Readers of this site will know that I’m strongly pro-euro – but I fear that the year 2011 will see the project unravel. Despite the recent Brussels summit creating a ‘permanent mechanism’ for resolving debt crises, a further sovereign debt crisis looms, and the major players, France and Germany, seem unwilling to take the necessary steps to avoid it.
The arithmetic of the next sovereign debt crisis is simple. Take Greece where the debt-to-GDP ratio, which was 120% in 2010, is expected to reach 160% in two years’ time. Most of this money is owed to French, German and British banks. At Europe’s insistence, the €110bn bailout package put together last May carried a punitive interest rate of 5% and required Greece to undertake massive cuts in public spending equivalent to 9% of GDP in 2010-11.
As any economist will tell you, for the debt ratio to fall, the rate of growth of the economy must exceed the rate of interest on the country’s debt. But Greece’s growth rate in 2010 is expected to be negative (-4%), and unless confidence is restored, the economy will shrink further in years to come, meaning the debt ratio will continue to rise. Moreover, the country needs to finance €70bn annually in maturing debt obligations over the next few years. As Nouriel Roubini recently argued, it is now almost certain that Greece will default on its debt. Exactly the same logic holds for Ireland where the rate of interest imposed for the EU bailout is 5.8% and economic growth has turned negative – that’s why on December 18th, Moody’s slashed their credit rating.
While default or restructuring is probably the least worse outcome for Greece and Ireland, the ripple effects for the rest of the eurozone will be negative, increasing contagion. Overseas banks holding Greek eurobonds will take a haircut estimated at 50-70% of their holdings, in turn spreading panic about the potential costs to bond markets of refinancing maturities of countries such as Spain and Portugal next year. For the period 2011-13, sovereign debt maturities in Spain, Portugal and Italy alone amount to €691bn. Were bailouts required in these countries, the €750bn EU/IMF European Financial Stability Facility (EFSF) established last May would be rapidly depleted. Bond markets know this, making them even more hesitant to lend to these countries. That’s why refinancing and associated insurance costs are currently rising for these countries.
The major players – France and Germany – have been unwilling and/or unable to agree on even the simplest formula for sharing out the risk, namely, Mr Junker’s proposed eurobond. Nor for that matter has the nature of the crisis been fully understood. At the summit in Brussels on 16 December, Mrs Merkel continued to insist that profligate public spending lies at the heart of the debt crisis. What she appears unable to see is that while a few countries like Greece have run up large public debts, in countries like Ireland and Spain the problem is one of excessive private debt resulting from a credit bubble.

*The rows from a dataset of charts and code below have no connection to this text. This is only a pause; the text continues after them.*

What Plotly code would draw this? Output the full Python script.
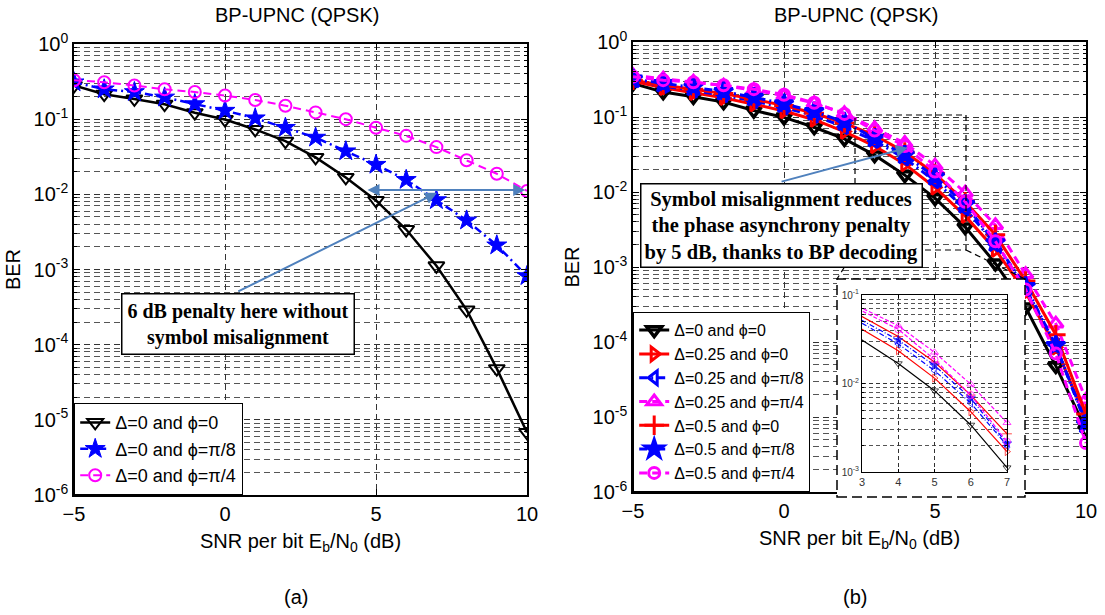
import math
import plotly.graph_objects as go

# ---------------- data ----------------
snr = [-5, -4, -3, -2, -1, 0, 1, 2, 3, 4, 5, 6, 7, 8, 9, 10]

# (a) Delta = 0
ber_d0_p0 = [0.28, 0.215, 0.186, 0.158, 0.122, 0.099, 0.073, 0.051, 0.031, 0.0168, 0.0083, 0.0034, 0.00112, 2.9e-4, 4.8e-5, 6.8e-6]
ber_d0_p8 = [0.31, 0.25, 0.23, 0.195, 0.159, 0.13, 0.103, 0.077, 0.057, 0.0375, 0.0248, 0.0156, 0.0084, 0.0045, 0.0021, 8.2e-4]
ber_d0_p4 = [0.33, 0.31, 0.28, 0.25, 0.23, 0.206, 0.18, 0.151, 0.123, 0.1, 0.077, 0.06, 0.0425, 0.0284, 0.0188, 0.0111]

# (b) symbol misalignment
ber_d25_p0 = [0.30, 0.245, 0.21, 0.18, 0.148, 0.12, 0.092, 0.064, 0.041, 0.0235, 0.0115, 0.0048, 0.0017, 4.6e-4, 8.5e-5, 9.5e-6]
ber_d25_p8 = [0.31, 0.26, 0.225, 0.195, 0.163, 0.134, 0.104, 0.074, 0.048, 0.028, 0.014, 0.006, 0.002, 5.2e-4, 9.0e-5, 8.5e-6]
ber_d25_p4 = [0.36, 0.325, 0.295, 0.262, 0.228, 0.192, 0.153, 0.112, 0.071, 0.045, 0.0225, 0.0098, 0.0036, 8.0e-4, 1.75e-4, 1.7e-5]
ber_d5_p0 = [0.31, 0.265, 0.235, 0.205, 0.172, 0.142, 0.112, 0.083, 0.057, 0.034, 0.0175, 0.0074, 0.0027, 6.5e-4, 1.25e-4, 1.1e-5]
ber_d5_p8 = [0.32, 0.28, 0.25, 0.218, 0.183, 0.15, 0.118, 0.086, 0.052, 0.031, 0.016, 0.0068, 0.0021, 5.5e-4, 9.0e-5, 8.0e-6]
ber_d5_p4 = [0.345, 0.31, 0.29, 0.265, 0.235, 0.198, 0.155, 0.11, 0.066, 0.041, 0.0187, 0.0074, 0.0022, 5.0e-4, 7.0e-5, 4.5e-6]

names_a = ["Δ=0 and ϕ=0", "Δ=0 and ϕ=π/8", "Δ=0 and ϕ=π/4"]
names_b = ["Δ=0 and ϕ=0", "Δ=0.25 and ϕ=0", "Δ=0.25 and ϕ=π/8", "Δ=0.25 and ϕ=π/4",
           "Δ=0.5 and ϕ=0", "Δ=0.5 and ϕ=π/8", "Δ=0.5 and ϕ=π/4"]

y_tickvals = [1e-6, 1e-5, 1e-4, 1e-3, 1e-2, 1e-1, 1]
y_ticktext = ["10<sup>-6</sup>", "10<sup>-5</sup>", "10<sup>-4</sup>", "10<sup>-3</sup>",
              "10<sup>-2</sup>", "10<sup>-1</sup>", "10<sup>0</sup>"]
x_tickvals = [-5, 0, 5, 10]
inset_xticks = [3, 4, 5, 6, 7]
inset_ytickvals = [1e-3, 1e-2, 1e-1]
inset_yticktext = ["10<sup>-3</sup>", "10<sup>-2</sup>", "10<sup>-1</sup>"]

# ---------------- layout geometry (pixels) ----------------
W, H = 1105, 615
def px(x): return x / W
def py(y): return 1 - y / H

A = dict(x0=74, x1=527, y0=44, y1=495)
B = dict(x0=633, x1=1086, y0=42, y1=492)
INS = dict(x0=862, x1=1007, y0=295, y1=472)
FRM = dict(x0=837, x1=1025, y0=279, y1=497)

FONT = "Liberation Sans, Arial"
SERIF = "Liberation Serif, Times New Roman"
TICK_FS = 20
LAB_FS = 20

minor_vals = [m * 10.0 ** e for e in range(-6, 0) for m in range(2, 10)]
inset_minor = [m * 10.0 ** e for e in range(-3, -1) for m in range(2, 10)]

fig = go.Figure()

# ---------------- (a) ----------------
fig.add_trace(go.Scatter(x=snr, y=ber_d0_p0, name=names_a[0], mode="lines+markers",
                         line=dict(color="black", width=2.5),
                         marker=dict(symbol="triangle-down-open", size=14, color="black", line=dict(width=2)),
                         xaxis="x", yaxis="y", legend="legend"))
fig.add_trace(go.Scatter(x=snr, y=ber_d0_p8, name=names_a[1], mode="lines+markers",
                         line=dict(color="#0000FF", width=2.5, dash="8px,4px,2px,4px"),
                         marker=dict(symbol="star", size=15, color="#0000FF", line=dict(width=1, color="#0000FF")),
                         xaxis="x", yaxis="y", legend="legend"))
fig.add_trace(go.Scatter(x=snr, y=ber_d0_p4, name=names_a[2], mode="lines+markers",
                         line=dict(color="#FF00FF", width=2, dash="8px,5px"),
                         marker=dict(symbol="circle-open", size=12, color="#FF00FF", line=dict(width=2)),
                         xaxis="x", yaxis="y", legend="legend"))

# ---------------- (b) ----------------
b_series = [ber_d0_p0, ber_d25_p0, ber_d25_p8, ber_d25_p4, ber_d5_p0, ber_d5_p8, ber_d5_p4]
b_colors = ["black", "#FF0000", "#0000FF", "#FF00FF", "#FF0000", "#0000FF", "#FF00FF"]
b_dash = ["solid", "solid", "8px,4px,2px,4px", "8px,5px", "solid", "8px,4px,2px,4px", "8px,5px"]
b_dash_small = ["solid", "solid", "5px,2px,1px,2px", "4px,2px", "solid", "5px,2px,1px,2px", "4px,2px"]
b_sym = ["triangle-down-open", "triangle-right-open", "triangle-left-open", "triangle-up-open",
         "cross-thin-open", "star", "circle-open"]
b_size = [13, 12, 12, 13, 14, 14, 11]

for i, ys in enumerate(b_series):
    fig.add_trace(go.Scatter(x=snr, y=ys, name=names_b[i], mode="lines+markers",
                             line=dict(color=b_colors[i], width=3, dash=b_dash[i]),
                             marker=dict(symbol=b_sym[i], size=b_size[i], color=b_colors[i],
                                         line=dict(width=3.5 if i == 0 else 3, color=b_colors[i])),
                             xaxis="x2", yaxis="y2", legend="legend2"))

# frame subplot (opaque white panel behind the inset)
fig.add_trace(go.Scatter(x=[], y=[], xaxis="x3", yaxis="y3", showlegend=False, hoverinfo="skip"))

# ---------------- inset ----------------
ins_idx = [i for i, s in enumerate(snr) if 2 <= s <= 7]
ins_x = [snr[i] for i in ins_idx]
for i, ys in enumerate(b_series):
    sizes = [0 if snr[j] <= 3 else 7 for j in ins_idx]
    fig.add_trace(go.Scatter(x=ins_x, y=[ys[j] for j in ins_idx], mode="lines+markers", showlegend=False,
                             line=dict(color=b_colors[i], width=1.2, dash=b_dash_small[i]),
                             marker=dict(symbol=b_sym[i], size=sizes, color=b_colors[i],
                                         line=dict(width=1, color=b_colors[i])),
                             cliponaxis=False, xaxis="x4", yaxis="y4"))

grid_dash = "6px,4px"
def main_y(domain, anchor):
    return dict(type="log", range=[-6, 0], domain=domain, anchor=anchor, automargin=False,
                tickvals=y_tickvals, ticktext=y_ticktext, ticks="inside", ticklen=6, tickcolor="black",
                showline=True, linecolor="black", linewidth=1.5, mirror="ticks",
                showgrid=True, gridcolor="#333", griddash=grid_dash, gridwidth=1,
                minor=dict(tickvals=minor_vals, showgrid=True, gridcolor="#555", griddash=grid_dash,
                           gridwidth=1, ticks="inside", ticklen=3, tickcolor="black"),
                tickfont=dict(family=FONT, size=TICK_FS, color="black"),
                title=dict(text="BER", font=dict(family=FONT, size=LAB_FS, color="black"), standoff=8),
                zeroline=False)

def main_x(domain, anchor):
    return dict(range=[-5, 10], domain=domain, anchor=anchor, tickvals=x_tickvals, automargin=False,
                ticks="inside", ticklen=6, tickcolor="black", showline=True, linecolor="black", linewidth=1.5,
                mirror="ticks", showgrid=True, gridcolor="#333", griddash=grid_dash, gridwidth=1,
                tickfont=dict(family=FONT, size=TICK_FS, color="black"),
                title=dict(text="SNR per bit E<sub>b</sub>/N<sub>0</sub> (dB)",
                           font=dict(family=FONT, size=LAB_FS, color="black"), standoff=10),
                zeroline=False)

fig.update_layout(
    template="none",
    width=W, height=H, margin=dict(l=0, r=0, t=0, b=0, autoexpand=False),
    paper_bgcolor="white", plot_bgcolor="white",
    font=dict(family=FONT, color="black"),
    xaxis=main_x([px(A["x0"]), px(A["x1"])], "y"),
    yaxis=main_y([py(A["y1"]), py(A["y0"])], "x"),
    xaxis2=main_x([px(B["x0"]), px(B["x1"])], "y2"),
    yaxis2=main_y([py(B["y1"]), py(B["y0"])], "x2"),
    xaxis3=dict(domain=[px(FRM["x0"]), px(FRM["x1"])], anchor="y3", visible=False, range=[0, 1]),
    yaxis3=dict(domain=[py(FRM["y1"]), py(FRM["y0"])], anchor="x3", visible=False, range=[0, 1]),
    xaxis4=dict(range=[3, 7], domain=[px(INS["x0"]), px(INS["x1"])], anchor="y4", tickvals=inset_xticks,
                automargin=False, ticks="inside", ticklen=3, tickcolor="black", showline=True, linecolor="black",
                linewidth=1, mirror="ticks", showgrid=True, gridcolor="#333", griddash="4px,3px",
                tickfont=dict(family=FONT, size=11, color="#333"), zeroline=False),
    yaxis4=dict(type="log", range=[-3, -1], domain=[py(INS["y1"]), py(INS["y0"])], anchor="x4",
                automargin=False, tickvals=inset_ytickvals, ticktext=inset_yticktext, ticks="inside", ticklen=3,
                tickcolor="black", showline=True, linecolor="black", linewidth=1, mirror="ticks",
                showgrid=True, gridcolor="#333", griddash="4px,3px",
                minor=dict(tickvals=inset_minor, showgrid=True, gridcolor="#555", griddash="4px,3px",
                           ticks="inside", ticklen=2, tickcolor="black"),
                tickfont=dict(family=FONT, size=10, color="#333"), zeroline=False),
    legend=dict(x=px(A["x0"]), y=py(A["y1"]), xanchor="left", yanchor="bottom",
                bgcolor="white", bordercolor="black", borderwidth=1.2,
                font=dict(family=FONT, size=18, color="black"), itemwidth=30, tracegroupgap=0),
    legend2=dict(x=px(B["x0"]), y=py(B["y1"]), xanchor="left", yanchor="bottom",
                 bgcolor="white", bordercolor="black", borderwidth=1.2,
                 font=dict(family=FONT, size=16, color="black"), itemwidth=30, tracegroupgap=0),
    showlegend=True,
)

ann = []
for cx in [(A["x0"] + A["x1"]) / 2 - 4, (B["x0"] + B["x1"]) / 2 - 4]:
    ann.append(dict(text="BP-UPNC (QPSK)", x=px(cx), y=py(15), xref="paper", yref="paper",
                    showarrow=False, font=dict(family=FONT, size=20, color="black"),
                    xanchor="center", yanchor="middle"))
ann.append(dict(text="(a)", x=px(296), y=py(597), xref="paper", yref="paper", showarrow=False,
                xanchor="center", yanchor="middle", font=dict(family=FONT, size=20, color="black")))
ann.append(dict(text="(b)", x=px(855), y=py(597), xref="paper", yref="paper", showarrow=False,
                xanchor="center", yanchor="middle", font=dict(family=FONT, size=20, color="black")))

arrow_c = "#4F81BD"
# (a) double arrow
ya = math.log10(0.0114)
ann.append(dict(text="", x=9.94, y=ya, ax=4.67, ay=ya, xref="x", yref="y", axref="x", ayref="y",
                showarrow=True, arrowhead=2, startarrowhead=2, arrowside="end+start", arrowsize=1.2,
                startarrowsize=1.2, arrowwidth=2, arrowcolor=arrow_c, standoff=0, startstandoff=0))
ann.append(dict(text="", x=7.02, y=-1.98, ax=0.39, ay=-3.30, xref="x", yref="y", axref="x", ayref="y",
                showarrow=True, arrowhead=2, arrowsize=1.2, arrowwidth=2, arrowcolor=arrow_c, standoff=0))
ann.append(dict(text="<b>6 dB penalty here without<br>symbol misalignment</b>", x=px(238), y=py(324),
                xref="paper", yref="paper", xanchor="center", yanchor="middle", showarrow=False,
                bgcolor="white", bordercolor="black", borderwidth=1.5, borderpad=5,
                font=dict(family=SERIF, size=20, color="black"), align="center"))
# (b)
ann.append(dict(text="", x=4.1, y=-1.41, ax=-0.13, ay=-1.867, xref="x2", yref="y2", axref="x2", ayref="y2",
                showarrow=True, arrowhead=2, arrowsize=1.2, arrowwidth=2, arrowcolor=arrow_c, standoff=0))
ann.append(dict(text="<b>Symbol misalignment reduces<br>the phase asynchrony penalty<br>by 5 dB, thanks to BP decoding</b>",
                x=px(781), y=py(225), xref="paper", yref="paper", xanchor="center", yanchor="middle",
                showarrow=False, bgcolor="white", bordercolor="black", borderwidth=1.5, borderpad=3,
                font=dict(family=SERIF, size=20.5, color="black"), align="center"))
fig.update_layout(annotations=ann)

shapes = []
dash_s = dict(color="black", width=1.2, dash="6px,4px")
# zoom rectangle in main (b)
shapes.append(dict(type="rect", xref="paper", yref="paper", x0=px(855), x1=px(966), y0=py(250), y1=py(115),
                   line=dash_s, layer="above"))
shapes.append(dict(type="line", xref="paper", yref="paper", x0=px(855), y0=py(250), x1=px(FRM["x0"]), y1=py(FRM["y0"]),
                   line=dash_s, layer="above"))
shapes.append(dict(type="line", xref="paper", yref="paper", x0=px(966), y0=py(250), x1=px(FRM["x1"]), y1=py(FRM["y0"]),
                   line=dash_s, layer="above"))
# inset frame border
shapes.append(dict(type="rect", xref="paper", yref="paper", x0=px(FRM["x0"]), x1=px(FRM["x1"]),
                   y0=py(FRM["y1"]), y1=py(FRM["y0"]),
                   line=dict(color="black", width=1.5, dash="10px,5px"), layer="above"))
fig.update_layout(shapes=shapes)

fig.write_html("out.html", config={"displayModeBar": False},
               post_script="document.body.style.margin='0px';document.body.style.overflow='hidden';")
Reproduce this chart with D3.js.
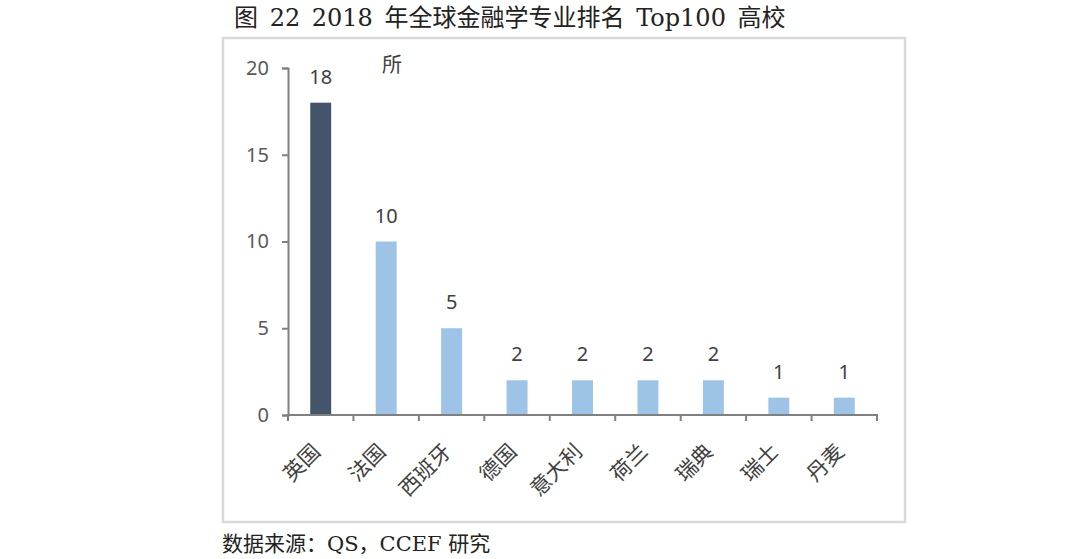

In 2007, Ireland ran a small surplus on government account while its debt ratio in 2008 was only just above 40%. What hurt Ireland was the government’s decision in 2008 to bailout its banks who, having lent massively to the housing market, found themselves insolvent when the bubble burst. Equally, the Spanish problem is mainly about an overleveraged private sector. Spain’s public debt ratio is 2009 was 54%, well within the Maastricht 60% limit. But since the collapse of the country’s property boom, the government has been struggling to restructure the banking system, mainly by merging and refunding a large number of its cajas (savings banks). A combination of banking bailouts and recession triggered by the property collapse has thrown the country into recession, lengthening dole queues and widening the public sector current deficit.
German insistence on a stronger and more punitive Stability and Growth Pact as part of any eurozone bailout mechanism proposed for 2013 ignores the fact that eurozone crises have largely originated in the private sector. But the crucial weakness in the deficit hawk argument is that it ignores the politics of currency union.
If a currency union of disparate states of differing income and productivity levels is to work, strong central institutions are required, particularly in the area of economic governance. Without the redistributive fiscal powers of a eurozone Treasury, the centrifugal forces of diverging relative cost structures ultimately lead to trade imbalances. Because members can no longer devalue, pressure to restore competitiveness leads to ‘internal devaluation’, or what amounts to beggar-thy-neighbour policies by means of wage cutting. In such a situation, a large external shock hurts the weakest most. Eventually the economic and political costs to the weaker members of remaining within EMU become so high that departure becomes a genuine option.
Default is merely a way of passing on part of these costs to those member states whose banks hold the debt. Either the core states recognise this and cede some of their sovereignty for the sake of currency union, or they pay the price which the union’s disintegration will entail. That is the choice Europe faces in the New Year.